Bounds for Geometric rank in Terms of Subrank

For tensors of fixed order, we establish three types of upper bounds for the geometric rank in terms of the subrank. Firstly, we prove that, under a mild condition on the characteristic of the base field, the geometric rank of a tensor is bounded by a function in its subrank in some field extension of bounded degree. Secondly, we show that, over any algebraically closed field, the geometric rank of a tensor is bounded by a function in its subrank. Lastly, we prove that, for any order three tensor over an arbitrary field, its geometric rank is bounded by a quadratic polynomial in its subrank. Our results have several immediate but interesting implications: (1) We answer an open question posed by Kopparty, Moshkovitz and Zuiddam concerning the relation between the subrank and the geometric rank; (2) For order three tensors, we generalize the Biaggi-Chang- Draisma-Rupniewski (resp.
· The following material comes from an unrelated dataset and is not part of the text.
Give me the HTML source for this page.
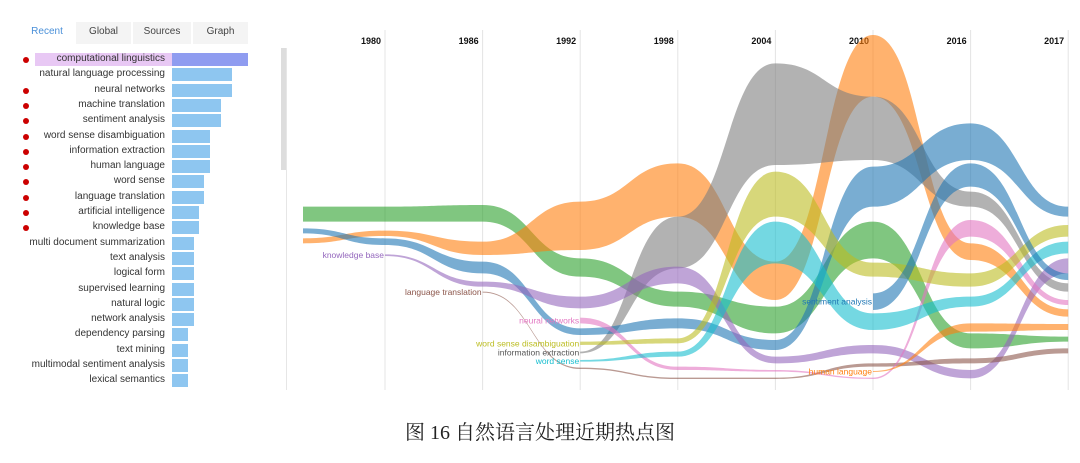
<!DOCTYPE html>
<html><head><meta charset="utf-8">
<style>
body{margin:0;width:1080px;height:463px;background:#fff;overflow:hidden;font-family:"Liberation Sans",sans-serif;position:relative}
.tab{position:absolute;top:22px;height:22px;line-height:20px;font-size:10px;color:#444;text-align:center;background:#f4f4f4}
.row{position:absolute;left:0;width:280px;height:15px}
.lbl{position:absolute;right:115px;font-size:10px;color:#333;top:1px;white-space:nowrap}
.bar{position:absolute;left:172px;top:1px;height:13px;background:#8ec6f0}
.dot{position:absolute;left:23px;top:5px;width:6px;height:6px;border-radius:3px;background:#c00}
</style></head><body>
<div class="tab" style="left:22px;width:50px;background:#fff;color:#4a90d9">Recent</div>
<div class="tab" style="left:76px;width:55px">Global</div>
<div class="tab" style="left:133px;width:58px">Sources</div>
<div class="tab" style="left:193px;width:55px">Graph</div>
<div style="position:absolute;left:281px;top:48px;width:6px;height:122px;background:#ddd"></div>
<div style="position:absolute;left:286px;top:48px;width:1px;height:342px;background:#e6e6e6"></div>
<div id="list"></div>
<svg id="chart" width="1080" height="463" style="position:absolute;left:0;top:0"></svg>
<div style="position:absolute;left:0;width:1080px;top:420px;text-align:center;font-size:20px;line-height:26px;font-family:'Liberation Serif','Noto Serif CJK SC',serif;color:#222">图 16 自然语言处理近期热点图</div>
<script>
const terms=["computational linguistics","natural language processing","neural networks","machine translation","sentiment analysis","word sense disambiguation","information extraction","human language","word sense","language translation","artificial intelligence","knowledge base","multi document summarization","text analysis","logical form","supervised learning","natural logic","network analysis","dependency parsing","text mining","multimodal sentiment analysis","lexical semantics"];
const counts=[76,60,60,49,49,38,38,38,32,32,27,27,22,22,22,22,22,22,16,16,16,16];
const flagged=[1,0,1,1,1,1,1,1,1,1,1,1,0,0,0,0,0,0,0,0,0,0];
const list=document.getElementById('list');
terms.forEach((t,i)=>{
  const r=document.createElement('div');r.className='row';r.style.top=(52+i*15.3)+'px';
  
  
  if(i===0){const h=document.createElement('div');h.style.cssText='position:absolute;left:35px;width:137px;top:1px;height:13px;background:#e8c8f4';r.appendChild(h);}
  if(flagged[i]){const d=document.createElement('div');d.className='dot';
    
    r.appendChild(d);}
  const l=document.createElement('div');l.className='lbl';l.textContent=t;
  
  r.appendChild(l);
  const b=document.createElement('div');b.className='bar';b.style.width=counts[i]+'px';
  if(i===0)b.style.background='#8f9cf0';
  
  r.appendChild(b);
  list.appendChild(r);
});

const years=["1980","1986","1992","1998","2004","2010","2016","2017"];
const names=["computational linguistics","natural language processing","information extraction","machine translation","knowledge base","language translation","neural networks","word sense disambiguation","word sense","sentiment analysis","human language"];
const starts=[0,0,3,0,1,2,3,3,3,6,6];
const tops=[
 [560,560,555,715,815,860,605,940,950],
 [655,632,665,545,430,725,45,670,868],
 [null,null,null,995,590,130,230,515,790],
 [625,655,725,925,895,960,440,310,560],
 [null,703,785,830,740,1010,975,1050,715],
 [null,null,815,1043,1073,1073,1030,1015,985],
 [null,null,null,893,1040,1050,1073,600,840],
 [null,null,null,965,955,455,728,760,615],
 [null,null,null,1020,995,605,880,830,665],
 [null,null,null,null,null,null,820,430,760],
 [null,null,null,null,null,null,1053,910,912]];
const bots=[
 [605,605,605,770,860,940,715,985,965],
 [670,648,705,690,590,840,230,720,890],
 [null,null,null,1000,745,435,420,560,815],
 [640,675,760,945,925,990,560,420,590],
 [null,708,800,865,790,1030,1000,1075,760],
 [null,null,818,1047,1077,1077,1040,1030,1000],
 [null,null,null,910,1050,1055,1077,650,855],
 [null,null,null,975,970,590,770,800,650],
 [null,null,null,1025,1010,730,930,860,700],
 [null,null,null,null,null,null,870,500,780],
 [null,null,null,null,null,null,1056,935,930]];
const colors=["#2ca02c","#ff7f0e","#7f7f7f","#1f77b4","#9467bd","#8c564b","#e377c2","#bcbd22","#17becf","#1f77b4","#ff7f0e"];
const labels=[null,null,{t:"information extraction",c:"#555"},null,{t:"knowledge base"},{t:"language translation"},{t:"neural networks"},{t:"word sense disambiguation"},{t:"word sense"},{t:"sentiment analysis"},{t:"human language"}];

function xScale(i){return i===0?303:385+(i-1)*97.6;}
function yScale(v){return 20+v/3;}
const svg=document.getElementById('chart');const NS='http://www.w3.org/2000/svg';
years.forEach((y,k)=>{
  const x=xScale(k+1);
  const ln=document.createElementNS(NS,'line');
  ln.setAttribute('x1',x);ln.setAttribute('x2',x);ln.setAttribute('y1',30);ln.setAttribute('y2',390);
  ln.setAttribute('stroke','#e4e4e4');ln.setAttribute('stroke-width','1');
  
  
  svg.appendChild(ln);
  const t=document.createElementNS(NS,'text');
  t.setAttribute('x',x-4);t.setAttribute('y',44);t.setAttribute('text-anchor','end');
  t.setAttribute('font-size','9');t.setAttribute('font-weight','bold');t.setAttribute('fill','#111');
  t.textContent=y;
  
  
  svg.appendChild(t);
});
function curve(pts){let d='';for(let i=1;i<pts.length;i++){const [x0,y0]=pts[i-1],[x1,y1]=pts[i];const m=(x0+x1)/2;d+=` C${m},${y0} ${m},${y1} ${x1},${y1}`;}return d;}
names.forEach((n,s)=>{
  const T=[],B=[];
  for(let i=starts[s];i<tops[s].length;i++){T.push([xScale(i),yScale(tops[s][i])]);B.push([xScale(i),yScale(bots[s][i])]);}
  const Br=B.slice().reverse();
  const d=`M${T[0][0]},${T[0][1]}`+curve(T)+` L${Br[0][0]},${Br[0][1]}`+curve(Br)+'Z';
  const p=document.createElementNS(NS,'path');
  p.setAttribute('d',d);p.setAttribute('fill',colors[s]);p.setAttribute('fill-opacity','0.6');
  
  
  svg.appendChild(p);
});
function addLabel(text,color,x,y){
  const t=document.createElementNS(NS,'text');
  t.setAttribute('x',x);t.setAttribute('y',y+3);t.setAttribute('text-anchor','end');
  t.setAttribute('font-size','8.5');t.setAttribute('fill',color);t.textContent=text;
  
  
  svg.appendChild(t);
}
labels.forEach((l,s)=>{if(!l)return;const i=starts[s];const y=yScale((tops[s][i]+bots[s][i])/2);addLabel(l.t,l.c||colors[s],xScale(i)-1,y);});
</script>
</body></html>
Derksen-Makam-Zuiddam) theorem on the growth rate of the border subrank (resp. subrank), in an optimal way; (3) For order three tensors, we generalize the Biaggi- Draisma-Eggleston theorem on the stability of the subrank, from the real field to an arbitrary field; (4) We confirm the open problem raised by Derksen, Makam and Zuiddam on the maximality of the gap between the subrank of the direct sum and the sum of subranks; (5) We derive, for the first time, a de-bordering result for the border subrank and upper bounds for the partition rank and analytic rank in terms of the subrank; (6) We reprove a gap result for the subrank.